ID Purveyors to Meet with Deployers – Object: Single Sign-on

Tired of remembering a daunting list of passwords and user names for virtually everything you do? IT administrators are, too. But the problem lies in more than just one identity system – it’s partly that there are multiple ID systems that need to interoperate.

At a meeting later this month, the Concordia Project, an initiative aimed at enabling interoperability between competing identity metasystems, is preparing to host real-world scenario presentations by several large customers.

Concordia’s September 26 meeting will be a follow on to the forum’s June 26 meeting, where a small group of very large IT customers talked directly to the purveyors of ID metasystems, including Microsoft’s CardSpace, Liberty Alliance, and OpenID, who were in attendance.

Whereas GM, Boeing, and the provincial government of British Columbia, Canada were among the presenters in June, this month’s meeting will feature user case presentations from Chevron, the InCommon Federation and the State Services Commission of the New Zealand government, according to a statement from the Concordia Project.

The Concordia Project was first announced in February at RSA 2007, and the group has held three meetings since then, most recently in June. Like the last meeting, this one will be held in San Francisco, and the venue for the gathering this time will be the Digital ID World 2007 conference.

Key to the process is getting customers to describe their interoperability needs directly to the purveyors of the identity metasystems in an open forum.

“[The meetings are about] getting the actual end users out in front, bringing more focus on what’s important for interoperability,” Gerry Gebel, vice president and service director for Identity and Privacy Strategies at researcher Burton Group, told Internetnews.com “It injects the end-user perspective into the process,” he added.

The idea of federation among ID metasystems is not new. Achieving so-called single sign-on across metasystems, however, has been elusive and often adversarial through the years. And while progress has been slow for Concordia so far, the initiative is less than a year old, Gebel points out.

One of the reasons the Concordia Project may succeed is due to the project’s informality.

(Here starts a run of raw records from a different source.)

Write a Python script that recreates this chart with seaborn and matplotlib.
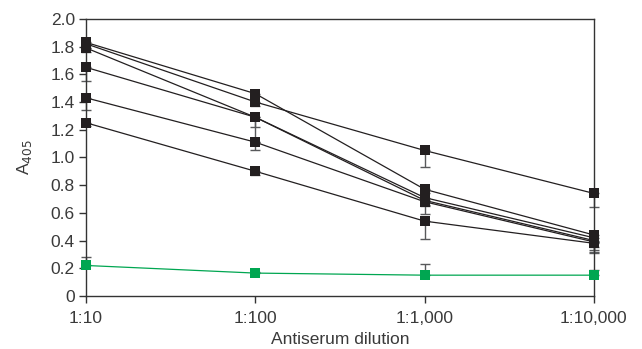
import matplotlib
matplotlib.use("Agg")
import matplotlib.pyplot as plt
import seaborn as sns
import pandas as pd
import numpy as np

dilutions = [10, 100, 1000, 10000]
x_labels = ["1:10", "1:100", "1:1,000", "1:10,000"]

s1 = [1.83, 1.46, 0.77, 0.44]
s2 = [1.82, 1.40, 1.05, 0.74]
s3 = [1.79, 1.29, 0.71, 0.42]
s4 = [1.65, 1.29, 0.69, 0.40]
s5 = [1.43, 1.11, 0.68, 0.39]
s6 = [1.25, 0.90, 0.54, 0.38]
control = [0.22, 0.165, 0.15, 0.15]

# error magnitudes (drawn on one side, as in the reference)
e1 = [0.02, 0.02, 0.03, 0.05]
e2 = [0.03, 0.03, 0.12, 0.10]
e3 = [0.03, 0.07, 0.05, 0.07]
e4 = [0.10, 0.18, 0.10, 0.08]
e5 = [0.09, 0.06, 0.03, 0.06]
e6 = [0.02, 0.03, 0.13, 0.07]
e_control = [0.06, 0.01, 0.08, 0.04]

series_names = ["S1", "S2", "S3", "S4", "S5", "S6", "Control"]
series_vals = [s1, s2, s3, s4, s5, s6, control]
series_errs = [e1, e2, e3, e4, e5, e6, e_control]

rows = []
for name, vals, errs in zip(series_names, series_vals, series_errs):
    for d, v, e in zip(dilutions, vals, errs):
        rows.append({"series": name, "dilution": d, "A405": v, "err": e})
df = pd.DataFrame(rows)

black = "#231f20"
green = "#00a651"
palette = {n: black for n in series_names[:-1]}
palette["Control"] = green

sns.set_style("white")
plt.rcParams["font.family"] = ["Liberation Sans", "DejaVu Sans"]

fig = plt.figure(figsize=(6.42, 3.49), dpi=100)
ax = fig.add_axes([0.134, 0.152, 0.791, 0.794])

# error bars
for name in series_names:
    sub = df[df.series == name]
    zeros = np.zeros(len(sub))
    if name == "Control":
        yerr = [zeros, sub.err.values]
    else:
        yerr = [sub.err.values, zeros]
    eb = ax.errorbar(sub.dilution, sub.A405, yerr=yerr, fmt="none",
                     ecolor="#58595b", elinewidth=1.0, capsize=3.5,
                     capthick=1.0, zorder=2)
    for art in eb.lines[1] + eb.lines[2]:
        art.set_clip_on(False)

sns.lineplot(data=df, x="dilution", y="A405", hue="series", palette=palette,
             marker="s", markersize=7, markeredgewidth=0, linewidth=0.9,
             legend=False, ax=ax, zorder=3)
for ln in ax.lines:
    ln.set_clip_on(False)

ax.set_xscale("log")
ax.set_xlim(10, 10000)
ax.set_ylim(0, 2.0)
ax.set_xticks(dilutions)
ax.set_xticklabels(x_labels)
ax.minorticks_off()
yt = np.arange(0, 2.01, 0.2)
ax.set_yticks(yt)
ax.set_yticklabels(["0" if abs(v) < 1e-9 else f"{v:.1f}" for v in yt])

for sp in ax.spines.values():
    sp.set_visible(True)
    sp.set_color("#333333")
    sp.set_linewidth(1.0)

txt = "#3a3a3a"
ax.tick_params(axis="both", direction="out", length=5, width=1, color="#333333",
               labelsize=12.5, labelcolor=txt, pad=3, bottom=True, left=True)
ax.tick_params(axis="x", pad=6)
ax.set_xlabel("Antiserum dilution", fontsize=12.5, color=txt, labelpad=4)
ax.set_ylabel("A$_{405}$", fontsize=12.5, color=txt, labelpad=12)

fig.savefig("out.png", dpi=100)
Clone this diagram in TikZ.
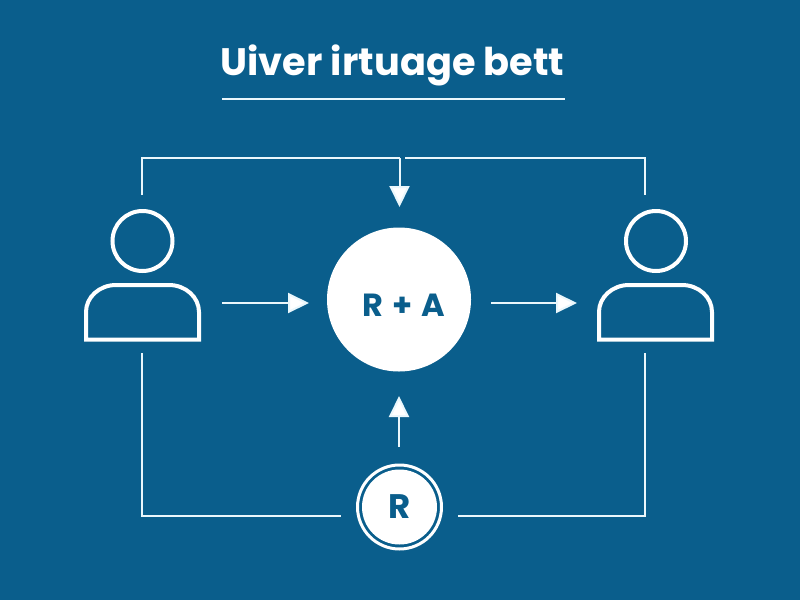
\documentclass[tikz,border=0pt]{standalone}
\usepackage{fontspec}
\setmainfont{Poppins}
\usetikzlibrary{arrows.meta,calc}
\definecolor{bg}{HTML}{0A5E8C}
\definecolor{ink}{HTML}{EAF7FC}
\tikzset{
  x=1pt,y=-1pt,
  wire/.style={draw=ink,line width=2pt},
  flow/.style={wire,-{Triangle[length=21pt,width=20pt,fill=white]}},
  icon/.style={draw=white,line width=4pt,line join=miter},
  head/.style={circle,icon,minimum size=60pt,inner sep=0pt},
  hub/.style={circle,fill=white,minimum size=144pt,inner sep=0pt,text=bg,font=\bfseries\fontsize{32}{32}\selectfont},
  ringdisc/.style={circle,fill=white,minimum size=75pt,inner sep=0pt,text=bg,font=\bfseries\fontsize{34}{34}\selectfont},
  ringout/.style={circle,draw=white,line width=3pt,minimum size=84pt,inner sep=0pt},
  titletext/.style={text=white,font=\bfseries\fontsize{38.3}{40}\selectfont,inner sep=0pt,anchor=base},
}
\begin{document}
\begin{tikzpicture}
\useasboundingbox (0,0) rectangle (800,600);
\fill[bg] (0,0) rectangle (800,600);
% title
\node[titletext] (title) at (392.5,75) {Uiver irtuage bett};
\coordinate (ruleL) at (222,98.5);
\coordinate (ruleR) at (565,98.5);
\draw[wire] (ruleL) -- (ruleR);
% people
\node[head] (headL) at (142.5,241) {};
\node[head] (headR) at (656,241) {};
\draw[icon] (86,339.5) -- (86,312) arc[start angle=180,end angle=270,x radius=30,y radius=27] -- (169,285) arc[start angle=270,end angle=360,x radius=30,y radius=27] -- (199,339.5) -- cycle;
\draw[icon] (599,339.5) -- (599,312) arc[start angle=180,end angle=270,x radius=30,y radius=27] -- (682,285) arc[start angle=270,end angle=360,x radius=30,y radius=27] -- (712,339.5) -- cycle;
% hub and R
\node[hub] (hub) at (399,299.5) {\hspace*{10pt}\raisebox{-16.5pt}[0pt][0pt]{R\;+\;A}};
\node[ringdisc] (rdisc) at (399.5,507) {R};
\node[ringout] (rring) at (399.5,507) {};
% connector ends
\coordinate (topL) at (142,195);
\coordinate (topR) at (645,195);
\coordinate (botL) at (142,353);
\coordinate (botR) at (645,353);
\coordinate (cornTL) at (142,158);
\coordinate (cornTR) at (645,158);
\coordinate (drop) at (399.5,158);
\coordinate (gapR) at (405,158);
\coordinate (tipTop) at (399.5,207);
\coordinate (inA) at (222,303);
\coordinate (inB) at (309,303);
\coordinate (outA) at (491,303);
\coordinate (outB) at (577,303);
\coordinate (upA) at (399,447);
\coordinate (upB) at (399,396);
\coordinate (rL) at (341,516);
\coordinate (rR) at (458,516);
\coordinate (cornBL) at (142,516);
\coordinate (cornBR) at (645,516);
% connectors
\draw[wire] (topL) -- (cornTL) -- (drop);
\draw[flow] (drop) -- (tipTop);
\draw[wire] (gapR) -- (cornTR) -- (topR);
\draw[flow] (inA) -- (inB);
\draw[flow] (outA) -- (outB);
\draw[flow] (upA) -- (upB);
\draw[wire] (botL) -- (cornBL) -- (rL);
\draw[wire] (rR) -- (cornBR) -- (botR);
\end{tikzpicture}
\end{document}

“The participants don’t have to review a membership agreement [meaning] you don’t have to send it to the lawyers six months in advance [which] really lowers the barrier to participation,” Gebel added.

Eve Maler, a community leader in the Concordia Project and a technology director at Sun Microsystems agrees.

Part of the problem is that IT metasystem purveyors have to voluntarily work together to meet users’ needs – this isn’t a standards body, after all. So hearing from deployers of the technologies and getting their ideas as to how best meet their interoperability needs is paramount.

“Multiple ID systems are going to be here for a long time and mixing these systems is very difficult,” Maler told Internetnews.com. “Concordia is an attempt to make a place where the various parties can come together,” she added.